37 And therefore the Lord reproached them that they had not known Him, though He had so long been doing these works, and answered their prayer that He would show them the Father by saying, He that has seen Me has seen the Father also. He was not speaking of a bodily manifestation, of perception by the eye of flesh, but by that eye of which He had once spoken— Say not ye, There are yet four months, and then comes harvest? Behold, I say unto you, Lift up your eyes and look on the fields; for they are white to harvest. The season of the year, the fields white to harvest are allusions equally incompatible with an earthly and visible prospect.
He was bidding them lift the eyes of their understanding to contemplate the bliss of the final harvest. And so it is with His present words, He that has seen Me has seen the Father also. It was not the carnal body, which He had received by birth from the Virgin, that could manifest to them the image and likeness of God. The human aspect which He wore could be no aid towards the mental vision of the incorporeal God. But God was recognised in Christ, by such as recognised Christ as the Son on the evidence of the powers of His Divine nature; and a recognition of God the Son produces a recognition of God the Father.

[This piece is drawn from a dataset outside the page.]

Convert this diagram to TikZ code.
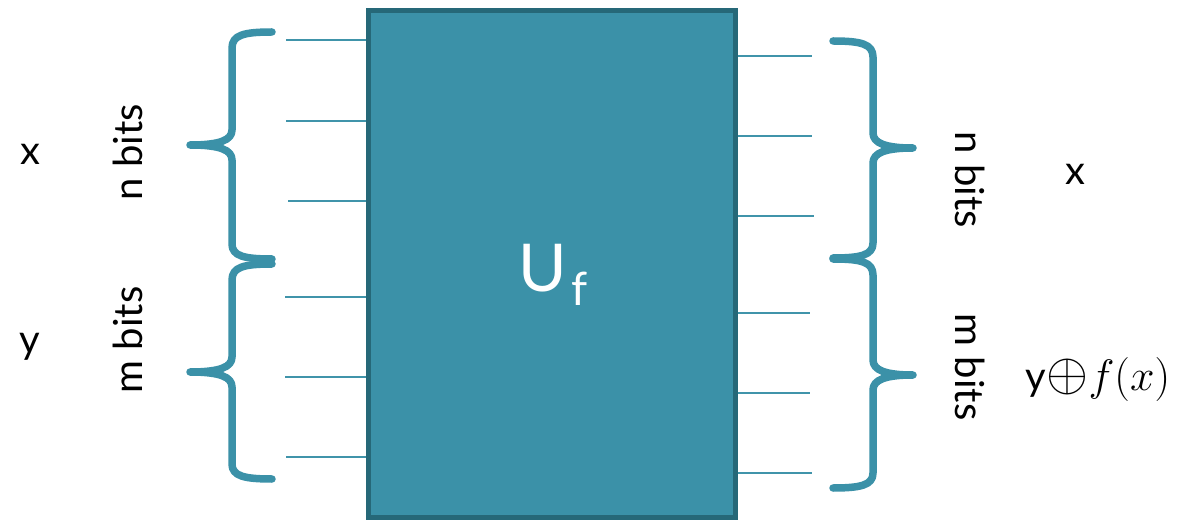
\RequirePackage{fix-cm}
\documentclass[tikz,border=0pt]{standalone}
\usepackage{fontspec}
\setmainfont{Lato}
\definecolor{teal1}{RGB}{59,145,168}
\definecolor{teal2}{RGB}{38,104,120}
\definecolor{wire}{RGB}{64,148,170}
\begin{document}
\begin{tikzpicture}[x=1pt,y=-1pt,
  wirestyle/.style={draw=wire,line width=2.6pt},
  bracestyle/.style={draw=teal1,line width=7.5pt,line cap=round,line join=round},
  lbl/.style={inner sep=0pt,font=\fontsize{40}{48}\selectfont},
  bits/.style={lbl}]
\useasboundingbox (0,0) rectangle (1185,526);
% main box
\node[draw=teal2,fill=teal1,line width=5pt,minimum width=367pt,minimum height=507pt,inner sep=0pt] (U) at (552,264) {};
\node[text=white,inner sep=0pt,anchor=base,font=\fontsize{66}{70}\selectfont] (Ulbl) at (553,292) {U\kern4pt\raisebox{-14pt}{\fontsize{46}{50}\selectfont f}};
% left wire ends
\foreach \n/\yy/\xx in {l1/40/286,l2/121/286,l3/201/288,l4/297/285,l5/377/285,l6/457/286}{
  \coordinate (\n) at (\xx,\yy);
  \draw[wirestyle] (\n) -- (\n -| U.west);
}
% right wire ends
\foreach \n/\yy/\xx in {r1/56/812,r2/136/812,r3/216/814,r4/313/810,r5/393/810,r6/473/812}{
  \coordinate (\n) at (\xx,\yy);
  \draw[wirestyle] (U.east |- \n) -- (\n);
}
% left braces
\draw[bracestyle] (272,32) .. controls (244,32) and (232,35) .. (232,48) -- (232,130)
  .. controls (232,140) and (220,145) .. (190,145)
  .. controls (220,145) and (232,150) .. (232,160) -- (232,244)
  .. controls (232,256) and (244,259) .. (272,259);
\draw[bracestyle] (272,264) .. controls (244,264) and (232,267) .. (232,280) -- (232,357)
  .. controls (232,367) and (220,372) .. (190,372)
  .. controls (220,372) and (232,377) .. (232,387) -- (232,464)
  .. controls (232,476) and (244,479) .. (272,479);
% right braces
\draw[bracestyle] (833,41) .. controls (861,41) and (873,44) .. (873,57) -- (873,133)
  .. controls (873,143) and (885,148) .. (913,148)
  .. controls (885,148) and (873,153) .. (873,163) -- (873,243)
  .. controls (873,255) and (861,258) .. (833,258);
\draw[bracestyle] (833,259) .. controls (861,259) and (873,262) .. (873,275) -- (873,360)
  .. controls (873,370) and (885,375) .. (913,375)
  .. controls (885,375) and (873,380) .. (873,390) -- (873,473)
  .. controls (873,485) and (861,488) .. (833,488);
% labels
\node[lbl,anchor=base] (xl) at (30,165) {x};
\node[lbl,anchor=base] (yl) at (30,353) {y};
\node[bits,rotate=90] (nl) at (128,152) {n bits};
\node[bits,rotate=90] (ml) at (128,340) {m bits};
\node[bits,rotate=-90] (nr) at (970,180) {n bits};
\node[bits,rotate=-90] (mr) at (970,367) {m bits};
\node[lbl,anchor=base] (xr) at (1075,185) {x};
\node[lbl,anchor=base] (yr) at (1098,390) {y{\fontsize{54}{60}\selectfont$\oplus$}{\fontsize{44}{50}\selectfont$f(x)$}};
\end{tikzpicture}
\end{document}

For the Son is in such a sense the Image, as to be One in kind with the Father, and yet to indicate that the Father is His Origin. Other images, made of metals or colours or other materials by various arts, reproduce the appearance of the objects which they represent. Yet can lifeless copies be put on a level with their living originals? Painted or carved or molten effigies with the nature which they imitate? The Son is not the Image of the Father after such a fashion as this; He is the living Image of the Living.
The Son that is born of the Father has a nature in no wise different from His; and, because His nature is not different, He possesses the power of that nature which is the same as His own. The fact that He is the Image proves that God the Father is the Author of the birth of the Only-begotten, Who is Himself revealed as the Likeness and Image of the invisible God. And hence the likeness, which is joined in union with the Divine nature, is indelibly His, because the powers of that nature are inalienably His own.